S&P Global Ratings has said it does not view current unrealized losses on the majority of fixed-income securities for the top 20 global reinsurers as a material risk because of the reinsurers’ approach to cash flow management.
According to S&P, this, along with robust liquidity, limits the risk that reinsurers will have to realise the losses.
“While sharp rate rises in the past 18 months will benefit reinsurers’ investment income in 2023 and beyond, they also led to a material decline in the fair valuation of fixed income investments held on their balance sheets and, in turn, their shareholders’ equity positions,” S&P explained in a recent report.
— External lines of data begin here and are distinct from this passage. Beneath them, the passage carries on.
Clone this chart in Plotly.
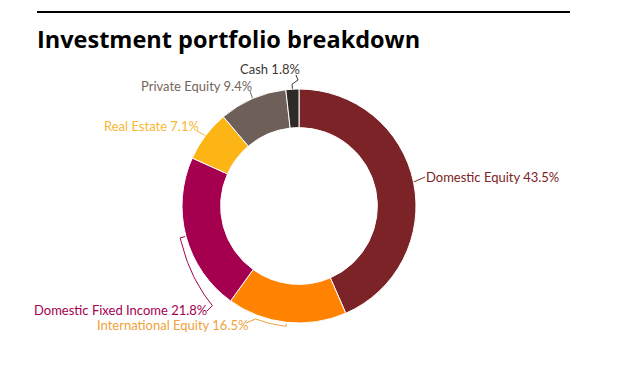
import math
import plotly.graph_objects as go

# ---- data ----
categories = ["Domestic Equity", "International Equity", "Domestic Fixed Income",
              "Real Estate", "Private Equity", "Cash"]
values = [43.5, 16.5, 21.8, 7.1, 9.4, 1.8]
slice_colors = ["#7B2326", "#FF8300", "#A5004F", "#FDB515", "#6E6058", "#2E2A28"]
label_colors = ["#7B2326", "#EFA23C", "#A5004F", "#F7B733", "#75665C", "#3A3633"]

# ---- layout config (pixels) ----
W, H = 621, 377
CX, CY, R = 299, 206, 117
HOLE = 0.67
# label text anchor point, anchor side
label_pos = {
    "Domestic Equity": (426, 177, "left"),
    "International Equity": (247, 325, "right"),
    "Domestic Fixed Income": (206, 310, "right"),
    "Real Estate": (198, 126, "right"),
    "Private Equity": (251, 86, "right"),
    "Cash": (299, 69, "right"),
}
TEXT_PAD = 2.5

total = sum(values)
cum = 0
mids = []
for v in values:
    a0 = cum / total * 360
    cum += v
    a1 = cum / total * 360
    mids.append((a0 + a1) / 2)


def pt(theta, r):
    t = math.radians(theta)
    return CX + r * math.sin(t), CY - r * math.cos(t)


fig = go.Figure()

fig.add_trace(go.Pie(
    labels=categories, values=values, sort=False, direction="clockwise",
    rotation=0, hole=HOLE, textinfo="none", hoverinfo="label+percent",
    marker=dict(colors=slice_colors, line=dict(color="white", width=1)),
    domain=dict(x=[(CX - R) / W, (CX + R) / W], y=[1 - (CY + R) / H, 1 - (CY - R) / H]),
    showlegend=False,
))

# leader lines
for name, mid, col in zip(categories, mids, label_colors):
    lx, ly, side = label_pos[name]
    if name == "Domestic Fixed Income":
        pts = [pt(mid, R + 1), pt(mid, R + 6)]
        n = 20
        for i in range(1, n + 1):
            th = mid + (221 - mid) * i / n
            r = R + 6 + (15 - 6) * (i / n) ** 1.5
            pts.append(pt(th, r))
        pts.append((lx + 1, ly + 1))
    elif name == "International Equity":
        pts = [pt(mid, R + 1.5), pt(mid, R + 4)]
        n = 10
        for i in range(1, n + 1):
            th = mid + (201 - mid) * i / n
            pts.append(pt(th, R + 4))
        pts.append((lx - 1, ly - 2))
    elif name == "Cash":
        p0 = pt(mid, R)
        pts = [p0, pt(mid, R + 5), (lx - 1, ly + 11), (lx - 3, ly + 6)]
    elif name == "Domestic Equity":
        pts = [pt(mid, R), (lx - 1, ly)]
    else:
        pts = [pt(mid, R), (lx - 1, ly + 5)]
    fig.add_trace(go.Scatter(
        x=[p[0] for p in pts], y=[p[1] for p in pts], mode="lines",
        line=dict(color=col, width=1), hoverinfo="skip", showlegend=False,
    ))

# labels
for name, v, col in zip(categories, values, label_colors):
    lx, ly, side = label_pos[name]
    tx = lx - TEXT_PAD if side == "left" else lx + TEXT_PAD
    fig.add_annotation(
        x=tx, y=ly, xref="x", yref="y", text=f"{name} {v}%", showarrow=False,
        xanchor=side, yanchor="middle",
        font=dict(family="Lato", size=13, color=col),
    )

# top rule
fig.add_shape(type="line", x0=37, x1=570, y0=12, y1=12, xref="x", yref="y",
              line=dict(color="black", width=2))

fig.update_layout(
    width=W, height=H, margin=dict(l=0, r=0, t=0, b=0),
    paper_bgcolor="white", plot_bgcolor="rgba(0,0,0,0)",
    title=dict(text="<b>Investment portfolio breakdown</b>", x=37 / W, xanchor="left",
               y=1 - 40 / H, yanchor="middle", yref="paper",
               font=dict(family="Open Sans", size=23.5, color="black")),
    xaxis=dict(range=[0, W], visible=False, fixedrange=True, domain=[0, 1]),
    yaxis=dict(range=[H, 0], visible=False, fixedrange=True, domain=[0, 1]),
)

fig.write_html("out.html")
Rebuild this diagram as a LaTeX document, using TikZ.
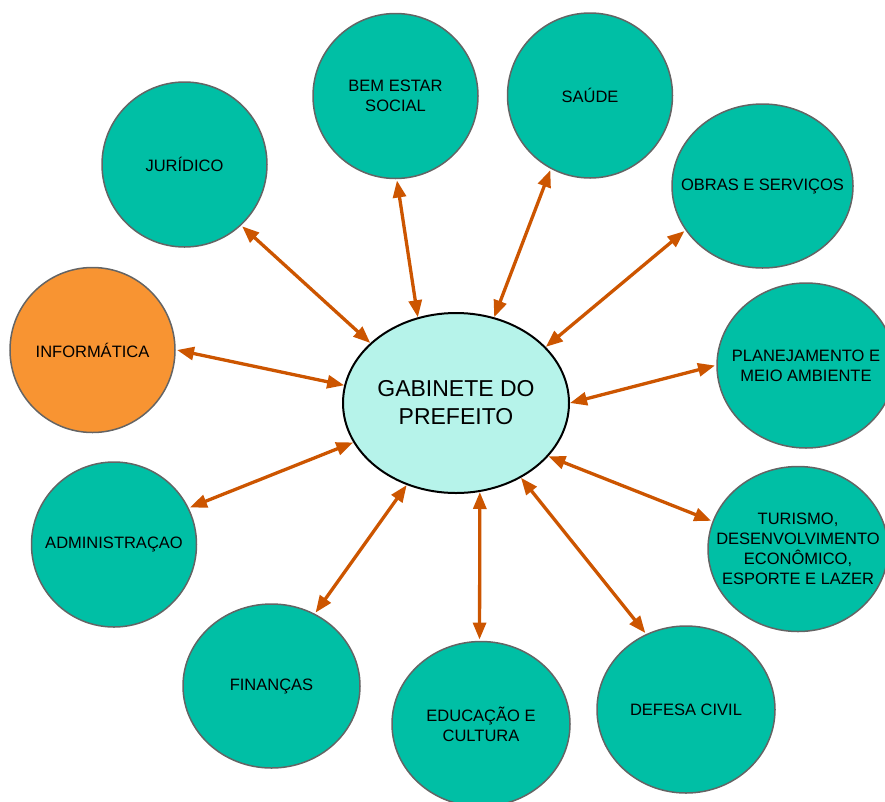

According to the rating agency, for the top 20 reinsurers globally, shareholders’ equity dropped by 20% at year-end 2022 compared with a year earlier, reflecting in part the “imbalanced accounting treatment between the valuation of assets and liabilities.”
S&P Global Ratings credit analyst Charles-Marie Delpuech, went on, “While these valuation changes look like they could be a cause for concern, we do not view them as posing a material risk for the top 20 reinsurers because of the reinsurers’ approach to cash flow management.”
Delpuech said that along with robust liquidity, this limits the risk that the losses will have to be realized.
He continued, “We will monitor changes in rates and any unexpected liquidity stress, because these could bring unexpected challenges to reinsurers’ balance sheets.
“We generally observe robust levels of liquidity for the top 20, with a high proportion having S&P Global Ratings-calculated liquidity ratios exceeding 200%.
“We expect that the long-term focus on underwriting prowess will remain key for reinsurers, with potential better investment income unlikely to divert their attention away from demonstrating their sound underwriting focus.”
S&P said that overall, the sustained elevated interest rates “will favor reinsurers’ investment returns due to their substantial holdings of high credit quality fixed income securities.”
The rating agency noted that while financing expenses will rise, they will only moderately counterbalance some of the anticipated enhancements in net income.
S&P’s report reiterated the aforementioned points, concluding, “As the increase in rates is a response to elevated inflation and geopolitical uncertainty, we will persist in observing the escalated inflationary pressures on the claims aspect.
“Anticipating that the enduring commitment to underwriting prudence will persist, it becomes even more crucial for reinsurers, with the possibility of improved investment earnings, to adhere to their solid underwriting priorities.”